La Stampa, 12 gennaio 2018
Praga, lo scienziato sfida il populista. I cechi scelgono tra Mosca e Occidente
Le elezioni presidenziali in Repubblica Ceca hanno tutta l’aria di un referendum. Si vota oggi e domani per decidere se Miloš Zeman, l’attuale capo dello Stato, rimarrà saldo al potere del Castello di Praga per altri 5 anni o dovrà cedere lo scettro allo sfidante Jirí Drahoš. Ma le elezioni decideranno ben altro. La posizione della Repubblica Ceca in Europa, tanto per cominciare, e il ruolo di Praga tra Alleanza Atlantica e quella stretta amicizia con Putin. Non solo: i cittadini cechi esprimeranno con il voto anche la loro aderenza o meno alla politica populista anti migranti di Zeman che vede negli «invasori» la promessa di un’imminente sharia.
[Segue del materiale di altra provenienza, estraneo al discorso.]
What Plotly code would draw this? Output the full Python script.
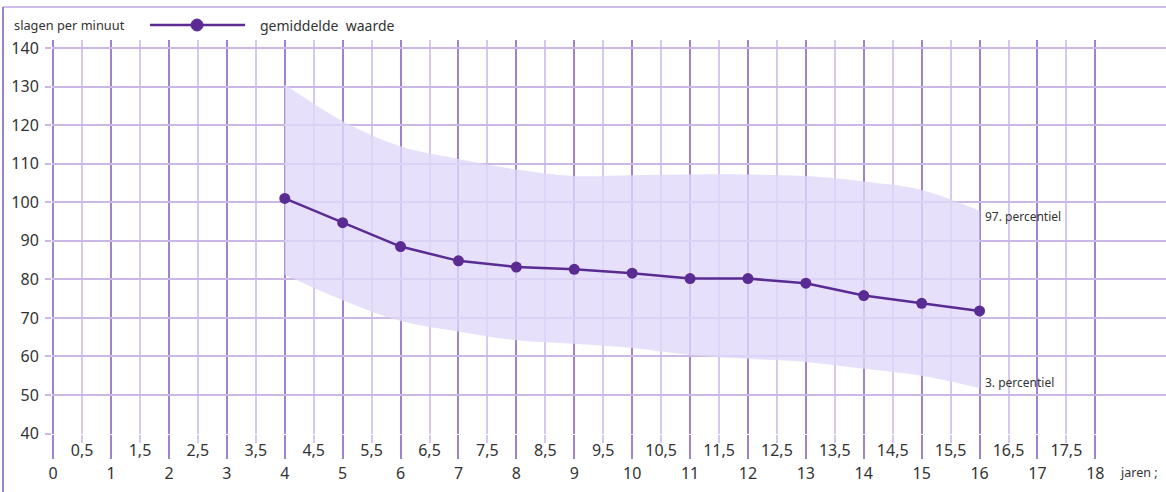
import plotly.graph_objects as go

# ---- data ----
ages = [4, 5, 6, 7, 8, 9, 10, 11, 12, 13, 14, 15, 16]
mean_hr = [101.0, 94.7, 88.5, 84.8, 83.2, 82.6, 81.6, 80.2, 80.2, 79.0, 75.8, 73.8, 71.8]
p97 = [130.5, 121.0, 114.5, 111.2, 108.5, 106.8, 107.0, 107.2, 107.2, 106.8, 105.4, 103.2, 97.8]
p3 = [81.2, 74.6, 69.2, 66.5, 64.2, 63.3, 62.2, 60.4, 59.4, 58.6, 56.8, 55.0, 51.8]

int_ticks = list(range(0, 19))
int_labels = [str(v) for v in int_ticks]
half_ticks = [v + 0.5 for v in range(0, 18)]
half_labels = [f"{int(v)},5" for v in half_ticks]
y_ticks = list(range(40, 141, 10))

FONT = "Noto Sans"
TXT = "#333333"
HGRID = "#cbb8e6"
VGRID = "#9f83cd"
VMINOR = "#d6c8ef"
LINE = "#5a2b92"

fig = go.Figure()

fig.add_trace(go.Scatter(
    x=ages, y=p3, mode="lines", line=dict(width=0, shape="spline", color="rgba(0,0,0,0)"),
    showlegend=False, hoverinfo="skip"))
fig.add_trace(go.Scatter(
    x=ages, y=p97, mode="lines", line=dict(width=0, shape="spline", color="rgba(0,0,0,0)"),
    fill="tonexty", fillcolor="rgba(224,216,250,0.8)", showlegend=False, hoverinfo="skip"))
fig.add_trace(go.Scatter(
    x=ages, y=mean_hr, mode="lines+markers", name="gemiddelde  waarde",
    line=dict(color=LINE, width=2.5), marker=dict(color=LINE, size=11), showlegend=False))

# invisible trace for the half-unit labels axis
fig.add_trace(go.Scatter(x=[half_ticks[0]], y=[None], xaxis="x2", showlegend=False, hoverinfo="skip"))

fig.add_annotation(x=ages[-1], y=p97[-1] - 1.6, text="97. percentiel", showarrow=False,
                   xanchor="left", xshift=3, font=dict(family=FONT, size=12, color=TXT))
fig.add_annotation(x=ages[-1], y=p3[-1] + 1.4, text="3. percentiel", showarrow=False,
                   xanchor="left", xshift=3, font=dict(family=FONT, size=12, color=TXT))

# y-axis title (horizontal, top-left)
fig.add_annotation(xref="paper", yref="paper", x=-0.036, y=1.038, xanchor="left", yanchor="middle",
                   text="slagen per minuut", showarrow=False,
                   font=dict(family=FONT, size=12.8, color=TXT))
# x-axis title
fig.add_annotation(xref="paper", yref="paper", x=0.957, y=-0.098, xanchor="left", yanchor="middle",
                   text="jaren ;", showarrow=False,
                   font=dict(family=FONT, size=12.5, color=TXT))

# legend sample (drawn) + label
LEG_Y = 1.038
fig.add_shape(type="line", xref="paper", yref="paper", x0=0.088, x1=0.1733, y0=LEG_Y, y1=LEG_Y,
              line=dict(color=LINE, width=2.5))
fig.add_shape(type="circle", xref="paper", yref="paper", xsizemode="pixel", ysizemode="pixel",
              xanchor=0.1302, yanchor=LEG_Y, x0=-6, x1=6, y0=-6, y1=6,
              fillcolor=LINE, line=dict(color=LINE, width=1))
fig.add_annotation(xref="paper", yref="paper", x=0.185, y=LEG_Y, xanchor="left", yanchor="middle",
                   text="gemiddelde  waarde", showarrow=False,
                   font=dict(family=FONT, size=14, color=TXT))

# frame
fig.add_shape(type="line", xref="paper", yref="paper", x0=-0.044, x1=1.0, y0=1.0838, y1=1.0838,
              line=dict(color="#cdbde8", width=2))
fig.add_shape(type="line", xref="paper", yref="paper", x0=-0.044, x1=-0.044, y0=1.0838, y1=-0.16,
              line=dict(color="#9c82c8", width=2))

fig.update_layout(
    width=1166, height=492,
    margin=dict(l=52, r=0, t=40, b=58, autoexpand=False),
    paper_bgcolor="white", plot_bgcolor="white",
    font=dict(family=FONT, size=14, color=TXT),
    showlegend=False,
    xaxis=dict(range=[-0.02, 19.22], tickmode="array", tickvals=int_ticks, ticktext=int_labels,
               showgrid=True, gridcolor=VGRID, gridwidth=2, zeroline=False, showline=False,
               automargin=False,
               ticks="outside", ticklen=24, tickwidth=2, tickcolor=VGRID, ticklabelstandoff=1,
               tickfont=dict(family=FONT, size=16, color=TXT),
               minor=dict(tickvals=half_ticks, showgrid=True, gridcolor=VMINOR, gridwidth=1.5,
                          ticks="outside", ticklen=8, tickwidth=1.5, tickcolor=VMINOR)),
    xaxis2=dict(range=[-0.02, 19.22], overlaying="x", anchor="y", side="bottom",
                tickmode="array", tickvals=half_ticks, ticktext=half_labels,
                showgrid=False, zeroline=False, showline=False, automargin=False,
                ticks="outside", ticklen=2, tickcolor="rgba(0,0,0,0)",
                tickfont=dict(family=FONT, size=16, color=TXT)),
    yaxis=dict(range=[39.9, 142.07], tickmode="array", tickvals=y_ticks,
               showgrid=True, gridcolor=HGRID, gridwidth=2, zeroline=False, showline=False,
               automargin=False,
               ticks="outside", ticklen=6, tickwidth=2, tickcolor=HGRID, ticklabelstandoff=3,
               tickfont=dict(family=FONT, size=16, color=TXT)),
)

fig.write_html("out.html", config={"displayModeBar": False},
               post_script="document.body.style.margin = '0px';")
Il voto a Zeman significherebbe rinsaldare l’accordo tra il presidente e il premier Andrej Babis, il politico miliardario, capo del movimento populista dei «cittadini scontenti» (Ano 2011) e vincitore delle scorse elezioni politiche, il cui governo non è ancora riuscito a ricevere la fiducia della Camera, ma sempre fermamente sostenuto dal presidente in carica. L’impressione dunque è che il destino dell’uno sia strettamente legato a quello dell’altro.
Zeman, il grande favorito con 42,7% di consensi, 73 anni, ex leader socialdemocratico, è il presidente più filorusso e più filocinese d’Europa. Si dice filoeuropeo, ma non perde occasione per criticare Bruxelles, ed è noto per la sua intransigenza su migranti e Islam. Gran bevitore e gran fumatore, il contrario del politicamente corretto, con una certa inclinazione al linguaggio volgare, che definisce la crisi migratoria «una invasione organizzata per distruggere l’Europa, di persone che non possono integrarsi».
Sembra la sua antitesi Jirí Drahoš, il suo principale sfidante, 68 anni, uno scienziato, professore universitario, ex presidente della Accademia delle Scienze della Repubblica ceca, al quale gli ultimi sondaggi attribuiscono il 28% dei consensi. Drahos – moderato, filoeuropeo, dall’immagine cristallina, ma senza alcuna esperienza in politica – nell’eventuale ballottaggio potrebbe avvantaggiarsi dell’effetto polarizzazione, vista la tendenza del Presidente in carica a spaccare l’elettorato. E Jirí Drahoš lo ripete dalla campagna elettorale: non sosterrà mai un premier (Babis), secondo uomo più ricco della Repubblica, «macchiato dalle accuse di frode per 2 milioni di euro ai danni dell’Ue»: avrebbe finanziato con fondi europei la costruzione del suo centro conferenze e la sua holding agrochimica. Per questo Drahoš si impegna a diventare il garante dell’«autorità morale» contro un presidente che promuove un «clima di volgarità, incompetenza e corruzione». E l’accadimico promette di ribaltare il rapporto «troppo amichevole» con la Russia, e con questo riaffermare l’impegno con l’Europa e la Nato.
Drahoš vuole rafforzare l’orientamento pro-occidentale della Repubblica Ceca in contrasto con la sua storica simpatia con l’alleanza filo-patto di Varsavia, quando il Paese faceva parte della Cecoslovacchia. Con il crollo del muro di Berlino, mentre uno dietro l’altro crollavano i regimi comunisti dell’Europa dell’Est, l’allora Cecoslovacchia celebrava la sua Rivoluzione di velluto che era riuscita a rovesciare il regime senza violenza. Con la separazione pacifica dalla Slovacchia (1993) la Repubblica Ceca divenne un alleato chiave degli Stati Uniti, entrando nella Nato negli Anni 90 e nell’Unione Europea nel 2004. Ma l’amicizia e il passato condiviso con Mosca sono ancora forti. Tanto che nel centenario dell’indipendenza nata dalla dissoluzione dell’impero austro-ungarico Zeman tra gli applausi ha liquidando il mito di Alexander Dubcek, il protagonista della Primavera di Praga, come «un fifone, che all’arrivo dei sovietici se la fece addosso» e ha celebrato i dissidenti affermando: «Macché “Charta 77”. L’unico che dobbiamo ringraziare per la caduta del regime è stato Michail Gorbaciov».